** What you have to do **
Give again, word for word, the lines below that run from the line with "Emit a web page" through the line with "var seriesNames = ['White', 'Black', 'Hispanic'];". Drop the pictures.

[START OF Exercise material]

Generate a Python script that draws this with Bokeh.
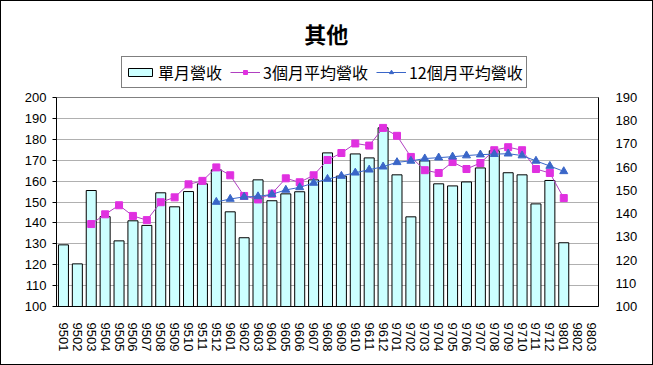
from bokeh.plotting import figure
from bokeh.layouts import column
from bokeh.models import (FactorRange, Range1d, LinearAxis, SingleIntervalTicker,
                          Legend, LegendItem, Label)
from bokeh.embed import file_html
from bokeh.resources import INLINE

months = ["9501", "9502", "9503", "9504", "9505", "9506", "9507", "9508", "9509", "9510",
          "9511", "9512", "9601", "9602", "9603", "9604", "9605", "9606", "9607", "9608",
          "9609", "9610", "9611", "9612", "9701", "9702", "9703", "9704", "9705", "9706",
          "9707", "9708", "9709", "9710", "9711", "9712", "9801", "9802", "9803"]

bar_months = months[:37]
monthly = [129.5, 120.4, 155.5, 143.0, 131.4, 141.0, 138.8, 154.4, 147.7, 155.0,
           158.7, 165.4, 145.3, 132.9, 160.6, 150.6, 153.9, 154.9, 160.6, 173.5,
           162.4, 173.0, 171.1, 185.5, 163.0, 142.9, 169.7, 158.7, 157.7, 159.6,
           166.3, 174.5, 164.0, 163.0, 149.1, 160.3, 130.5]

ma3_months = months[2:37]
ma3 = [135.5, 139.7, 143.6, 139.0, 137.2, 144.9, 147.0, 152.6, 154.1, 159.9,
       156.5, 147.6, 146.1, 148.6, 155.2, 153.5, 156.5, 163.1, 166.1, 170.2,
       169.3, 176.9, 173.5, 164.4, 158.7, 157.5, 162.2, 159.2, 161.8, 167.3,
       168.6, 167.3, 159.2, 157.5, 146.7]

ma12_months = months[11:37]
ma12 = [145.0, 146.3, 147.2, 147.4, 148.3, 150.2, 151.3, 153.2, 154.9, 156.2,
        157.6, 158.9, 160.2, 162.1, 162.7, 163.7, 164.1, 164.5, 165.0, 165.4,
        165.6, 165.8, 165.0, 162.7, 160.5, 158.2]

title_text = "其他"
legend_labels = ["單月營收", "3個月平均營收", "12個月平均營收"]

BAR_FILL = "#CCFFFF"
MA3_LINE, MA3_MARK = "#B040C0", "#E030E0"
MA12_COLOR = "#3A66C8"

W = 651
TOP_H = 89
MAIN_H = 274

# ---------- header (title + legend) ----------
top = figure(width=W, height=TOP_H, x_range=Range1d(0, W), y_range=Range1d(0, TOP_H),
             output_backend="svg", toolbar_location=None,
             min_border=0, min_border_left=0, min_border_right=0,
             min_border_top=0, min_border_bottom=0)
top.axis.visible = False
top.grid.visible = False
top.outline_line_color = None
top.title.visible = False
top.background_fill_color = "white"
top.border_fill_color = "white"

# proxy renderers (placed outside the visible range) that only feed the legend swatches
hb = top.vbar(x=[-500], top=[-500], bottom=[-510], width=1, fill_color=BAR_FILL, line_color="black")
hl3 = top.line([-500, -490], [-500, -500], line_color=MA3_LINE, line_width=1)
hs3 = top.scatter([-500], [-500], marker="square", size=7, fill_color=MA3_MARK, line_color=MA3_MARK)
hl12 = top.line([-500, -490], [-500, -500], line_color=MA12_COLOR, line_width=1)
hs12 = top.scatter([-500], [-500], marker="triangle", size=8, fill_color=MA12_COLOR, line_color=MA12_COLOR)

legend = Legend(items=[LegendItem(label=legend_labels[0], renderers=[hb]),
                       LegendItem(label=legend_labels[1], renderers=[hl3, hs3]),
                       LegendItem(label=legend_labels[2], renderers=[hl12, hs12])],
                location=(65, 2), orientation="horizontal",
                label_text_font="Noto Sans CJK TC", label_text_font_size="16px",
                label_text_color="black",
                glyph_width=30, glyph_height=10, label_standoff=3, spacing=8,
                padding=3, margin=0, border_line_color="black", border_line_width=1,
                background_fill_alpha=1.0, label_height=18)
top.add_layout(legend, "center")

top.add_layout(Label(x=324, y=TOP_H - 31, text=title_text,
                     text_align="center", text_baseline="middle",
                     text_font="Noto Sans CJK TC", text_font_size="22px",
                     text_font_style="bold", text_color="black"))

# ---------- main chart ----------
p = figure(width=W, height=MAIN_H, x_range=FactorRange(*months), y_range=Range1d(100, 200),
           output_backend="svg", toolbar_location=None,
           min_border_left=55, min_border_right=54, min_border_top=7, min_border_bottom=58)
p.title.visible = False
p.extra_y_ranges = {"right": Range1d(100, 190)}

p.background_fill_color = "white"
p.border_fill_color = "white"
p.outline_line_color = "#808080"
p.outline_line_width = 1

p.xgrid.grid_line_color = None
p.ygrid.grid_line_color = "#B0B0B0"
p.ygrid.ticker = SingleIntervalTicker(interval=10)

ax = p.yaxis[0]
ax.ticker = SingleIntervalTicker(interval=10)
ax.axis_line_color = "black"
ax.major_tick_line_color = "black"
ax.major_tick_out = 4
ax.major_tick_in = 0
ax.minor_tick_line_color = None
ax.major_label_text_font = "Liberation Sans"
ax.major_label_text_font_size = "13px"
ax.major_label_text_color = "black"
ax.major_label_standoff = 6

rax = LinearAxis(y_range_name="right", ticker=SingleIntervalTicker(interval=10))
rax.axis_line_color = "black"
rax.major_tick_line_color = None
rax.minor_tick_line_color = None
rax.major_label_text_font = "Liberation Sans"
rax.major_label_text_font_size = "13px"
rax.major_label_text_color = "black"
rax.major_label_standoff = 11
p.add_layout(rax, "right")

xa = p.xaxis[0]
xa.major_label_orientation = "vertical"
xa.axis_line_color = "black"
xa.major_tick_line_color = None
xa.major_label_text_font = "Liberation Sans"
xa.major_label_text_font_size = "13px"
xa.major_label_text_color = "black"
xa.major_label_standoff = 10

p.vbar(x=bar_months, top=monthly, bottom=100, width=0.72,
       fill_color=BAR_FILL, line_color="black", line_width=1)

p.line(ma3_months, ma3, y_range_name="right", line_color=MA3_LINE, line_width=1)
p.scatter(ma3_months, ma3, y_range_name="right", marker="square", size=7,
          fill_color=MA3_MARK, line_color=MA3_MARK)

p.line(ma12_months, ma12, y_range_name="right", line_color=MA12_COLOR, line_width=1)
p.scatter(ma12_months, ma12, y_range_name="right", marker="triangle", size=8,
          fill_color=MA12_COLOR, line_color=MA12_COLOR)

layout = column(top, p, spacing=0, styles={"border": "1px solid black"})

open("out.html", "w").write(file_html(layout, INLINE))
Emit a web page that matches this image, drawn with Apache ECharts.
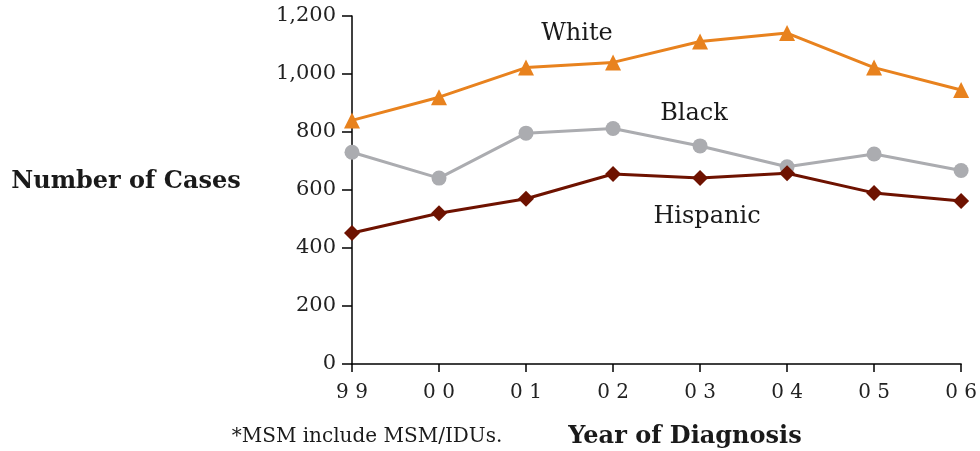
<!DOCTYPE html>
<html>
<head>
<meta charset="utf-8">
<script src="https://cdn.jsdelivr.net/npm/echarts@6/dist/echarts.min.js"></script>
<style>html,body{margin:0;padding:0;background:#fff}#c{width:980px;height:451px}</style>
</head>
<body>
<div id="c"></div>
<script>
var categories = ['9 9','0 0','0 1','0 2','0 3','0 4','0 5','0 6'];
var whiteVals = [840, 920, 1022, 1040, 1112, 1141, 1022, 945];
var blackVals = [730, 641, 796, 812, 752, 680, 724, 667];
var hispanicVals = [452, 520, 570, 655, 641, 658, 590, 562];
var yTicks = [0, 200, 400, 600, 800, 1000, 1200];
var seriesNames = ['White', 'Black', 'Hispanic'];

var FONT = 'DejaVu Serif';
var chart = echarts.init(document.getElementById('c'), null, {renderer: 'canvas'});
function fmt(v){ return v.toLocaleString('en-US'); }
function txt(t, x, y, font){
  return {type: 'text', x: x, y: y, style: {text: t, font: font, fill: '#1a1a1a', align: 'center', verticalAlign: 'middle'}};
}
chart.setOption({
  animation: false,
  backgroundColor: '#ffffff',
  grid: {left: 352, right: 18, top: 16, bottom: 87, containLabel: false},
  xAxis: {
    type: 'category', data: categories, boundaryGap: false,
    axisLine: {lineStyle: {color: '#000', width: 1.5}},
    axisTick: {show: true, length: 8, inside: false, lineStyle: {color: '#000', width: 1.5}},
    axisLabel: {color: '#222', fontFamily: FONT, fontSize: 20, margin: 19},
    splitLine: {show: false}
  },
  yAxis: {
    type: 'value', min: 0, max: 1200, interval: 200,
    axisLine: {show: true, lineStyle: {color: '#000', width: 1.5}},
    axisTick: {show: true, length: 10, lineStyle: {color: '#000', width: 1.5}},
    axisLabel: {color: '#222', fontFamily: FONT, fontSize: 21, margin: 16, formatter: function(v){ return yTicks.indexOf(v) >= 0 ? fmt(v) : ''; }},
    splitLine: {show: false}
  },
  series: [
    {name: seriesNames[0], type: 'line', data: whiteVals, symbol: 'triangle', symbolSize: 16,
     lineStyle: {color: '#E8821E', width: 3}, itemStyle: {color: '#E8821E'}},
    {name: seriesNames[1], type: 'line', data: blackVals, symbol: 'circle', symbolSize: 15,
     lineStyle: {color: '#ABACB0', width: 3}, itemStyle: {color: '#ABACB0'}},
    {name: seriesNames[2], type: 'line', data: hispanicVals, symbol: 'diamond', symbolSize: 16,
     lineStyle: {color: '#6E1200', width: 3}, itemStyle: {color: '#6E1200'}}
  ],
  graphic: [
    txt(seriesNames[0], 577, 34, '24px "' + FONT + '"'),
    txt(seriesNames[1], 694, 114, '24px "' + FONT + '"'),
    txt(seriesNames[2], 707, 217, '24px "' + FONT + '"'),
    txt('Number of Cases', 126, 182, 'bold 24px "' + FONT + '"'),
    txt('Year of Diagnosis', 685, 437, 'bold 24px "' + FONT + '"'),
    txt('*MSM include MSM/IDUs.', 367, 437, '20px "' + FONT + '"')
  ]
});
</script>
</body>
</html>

[END OF Exercise material]
[START OF Exercise material]

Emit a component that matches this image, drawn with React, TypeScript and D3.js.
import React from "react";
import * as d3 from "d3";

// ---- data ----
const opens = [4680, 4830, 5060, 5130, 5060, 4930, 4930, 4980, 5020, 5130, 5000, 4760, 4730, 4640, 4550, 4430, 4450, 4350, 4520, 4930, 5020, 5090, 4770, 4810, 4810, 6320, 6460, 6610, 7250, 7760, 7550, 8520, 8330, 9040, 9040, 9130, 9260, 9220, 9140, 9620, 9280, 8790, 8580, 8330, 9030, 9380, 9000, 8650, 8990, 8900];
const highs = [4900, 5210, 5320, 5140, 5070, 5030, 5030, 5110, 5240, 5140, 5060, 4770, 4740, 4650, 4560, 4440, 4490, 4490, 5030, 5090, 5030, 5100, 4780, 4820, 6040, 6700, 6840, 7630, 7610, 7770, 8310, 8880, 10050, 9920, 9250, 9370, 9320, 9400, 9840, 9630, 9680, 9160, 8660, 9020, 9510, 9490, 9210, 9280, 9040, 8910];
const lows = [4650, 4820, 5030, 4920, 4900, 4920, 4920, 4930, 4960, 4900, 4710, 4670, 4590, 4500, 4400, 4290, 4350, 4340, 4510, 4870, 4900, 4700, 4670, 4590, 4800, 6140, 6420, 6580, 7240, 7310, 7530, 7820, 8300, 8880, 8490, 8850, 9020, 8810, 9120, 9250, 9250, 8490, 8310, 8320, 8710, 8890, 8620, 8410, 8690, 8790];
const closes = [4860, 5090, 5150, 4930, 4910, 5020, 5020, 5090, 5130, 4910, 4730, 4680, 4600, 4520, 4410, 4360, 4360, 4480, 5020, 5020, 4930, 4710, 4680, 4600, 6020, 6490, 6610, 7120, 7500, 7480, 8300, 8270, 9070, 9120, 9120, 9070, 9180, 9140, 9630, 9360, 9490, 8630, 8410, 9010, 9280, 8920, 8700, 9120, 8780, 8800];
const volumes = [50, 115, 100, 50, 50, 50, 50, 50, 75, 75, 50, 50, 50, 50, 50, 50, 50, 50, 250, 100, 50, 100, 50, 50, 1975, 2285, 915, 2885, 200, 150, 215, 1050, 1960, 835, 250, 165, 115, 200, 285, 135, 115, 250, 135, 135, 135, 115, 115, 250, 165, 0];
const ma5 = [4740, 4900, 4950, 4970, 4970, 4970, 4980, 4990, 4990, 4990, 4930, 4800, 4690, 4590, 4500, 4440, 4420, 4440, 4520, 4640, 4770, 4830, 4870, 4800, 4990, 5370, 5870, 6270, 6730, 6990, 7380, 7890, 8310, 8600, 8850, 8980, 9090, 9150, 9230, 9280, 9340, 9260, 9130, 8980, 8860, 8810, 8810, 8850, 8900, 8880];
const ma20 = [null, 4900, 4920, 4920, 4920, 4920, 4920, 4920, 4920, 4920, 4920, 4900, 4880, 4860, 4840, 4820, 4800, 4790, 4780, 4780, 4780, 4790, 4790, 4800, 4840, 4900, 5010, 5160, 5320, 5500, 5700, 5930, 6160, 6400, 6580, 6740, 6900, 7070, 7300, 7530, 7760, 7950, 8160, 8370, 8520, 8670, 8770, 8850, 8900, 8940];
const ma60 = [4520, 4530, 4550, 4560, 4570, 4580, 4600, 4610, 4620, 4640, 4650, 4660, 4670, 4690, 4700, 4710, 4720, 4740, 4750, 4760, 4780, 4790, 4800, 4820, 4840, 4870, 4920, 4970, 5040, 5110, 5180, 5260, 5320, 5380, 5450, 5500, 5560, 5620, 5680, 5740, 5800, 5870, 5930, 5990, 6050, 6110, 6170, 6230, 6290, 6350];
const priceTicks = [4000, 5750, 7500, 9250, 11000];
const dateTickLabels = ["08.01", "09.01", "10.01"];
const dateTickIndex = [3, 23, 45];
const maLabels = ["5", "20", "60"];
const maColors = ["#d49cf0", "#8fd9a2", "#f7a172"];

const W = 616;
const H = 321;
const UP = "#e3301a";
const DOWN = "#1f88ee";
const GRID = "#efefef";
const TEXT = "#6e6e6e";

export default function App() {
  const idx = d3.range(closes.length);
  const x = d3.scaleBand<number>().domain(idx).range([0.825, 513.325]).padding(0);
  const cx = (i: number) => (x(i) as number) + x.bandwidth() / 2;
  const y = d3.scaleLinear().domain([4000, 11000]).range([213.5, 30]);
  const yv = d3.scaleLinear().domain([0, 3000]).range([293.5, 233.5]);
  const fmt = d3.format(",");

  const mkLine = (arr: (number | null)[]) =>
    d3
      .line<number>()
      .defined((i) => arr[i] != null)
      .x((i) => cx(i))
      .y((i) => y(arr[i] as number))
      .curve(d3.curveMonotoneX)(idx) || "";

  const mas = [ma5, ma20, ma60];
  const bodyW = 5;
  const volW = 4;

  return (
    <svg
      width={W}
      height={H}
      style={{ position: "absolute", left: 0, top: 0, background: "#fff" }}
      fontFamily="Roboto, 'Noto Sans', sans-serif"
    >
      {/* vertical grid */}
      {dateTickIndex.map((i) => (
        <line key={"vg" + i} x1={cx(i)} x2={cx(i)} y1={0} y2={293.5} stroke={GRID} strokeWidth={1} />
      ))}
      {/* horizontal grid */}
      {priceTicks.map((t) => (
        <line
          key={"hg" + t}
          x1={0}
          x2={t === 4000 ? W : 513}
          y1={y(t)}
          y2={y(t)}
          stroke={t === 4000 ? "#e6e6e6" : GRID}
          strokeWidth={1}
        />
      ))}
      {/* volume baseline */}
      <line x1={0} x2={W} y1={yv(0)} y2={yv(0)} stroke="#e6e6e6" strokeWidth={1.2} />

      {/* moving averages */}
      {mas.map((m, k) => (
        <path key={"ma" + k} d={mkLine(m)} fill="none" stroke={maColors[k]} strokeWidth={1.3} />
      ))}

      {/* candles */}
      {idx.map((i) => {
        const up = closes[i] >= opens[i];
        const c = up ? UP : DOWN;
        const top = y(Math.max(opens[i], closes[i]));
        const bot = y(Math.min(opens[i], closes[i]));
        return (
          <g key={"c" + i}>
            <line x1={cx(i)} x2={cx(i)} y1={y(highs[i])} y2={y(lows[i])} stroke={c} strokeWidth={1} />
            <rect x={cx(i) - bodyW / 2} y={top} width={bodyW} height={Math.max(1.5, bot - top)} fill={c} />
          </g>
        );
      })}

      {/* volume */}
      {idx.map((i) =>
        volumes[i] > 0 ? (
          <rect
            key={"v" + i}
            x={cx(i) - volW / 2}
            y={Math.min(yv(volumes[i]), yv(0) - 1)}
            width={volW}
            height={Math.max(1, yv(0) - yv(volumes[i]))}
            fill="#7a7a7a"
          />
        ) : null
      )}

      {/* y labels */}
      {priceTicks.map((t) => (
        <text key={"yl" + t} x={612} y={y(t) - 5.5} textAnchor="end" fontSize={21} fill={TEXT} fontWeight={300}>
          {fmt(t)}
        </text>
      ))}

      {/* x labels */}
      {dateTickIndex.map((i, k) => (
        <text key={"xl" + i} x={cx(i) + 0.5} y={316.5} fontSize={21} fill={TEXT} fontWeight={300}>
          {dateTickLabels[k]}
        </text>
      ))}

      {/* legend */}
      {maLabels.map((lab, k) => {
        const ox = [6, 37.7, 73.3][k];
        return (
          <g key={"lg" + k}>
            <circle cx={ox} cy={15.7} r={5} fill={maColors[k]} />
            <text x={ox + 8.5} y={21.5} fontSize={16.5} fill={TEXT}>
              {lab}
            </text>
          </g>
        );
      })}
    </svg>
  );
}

[END OF Exercise material]

** Response **
Emit a web page that matches this image, drawn with Apache ECharts.
<!DOCTYPE html>
<html>
<head>
<meta charset="utf-8">
<script src="https://cdn.jsdelivr.net/npm/echarts@6/dist/echarts.min.js"></script>
<style>html,body{margin:0;padding:0;background:#fff}#c{width:980px;height:451px}</style>
</head>
<body>
<div id="c"></div>
<script>
var categories = ['9 9','0 0','0 1','0 2','0 3','0 4','0 5','0 6'];
var whiteVals = [840, 920, 1022, 1040, 1112, 1141, 1022, 945];
var blackVals = [730, 641, 796, 812, 752, 680, 724, 667];
var hispanicVals = [452, 520, 570, 655, 641, 658, 590, 562];
var yTicks = [0, 200, 400, 600, 800, 1000, 1200];
var seriesNames = ['White', 'Black', 'Hispanic'];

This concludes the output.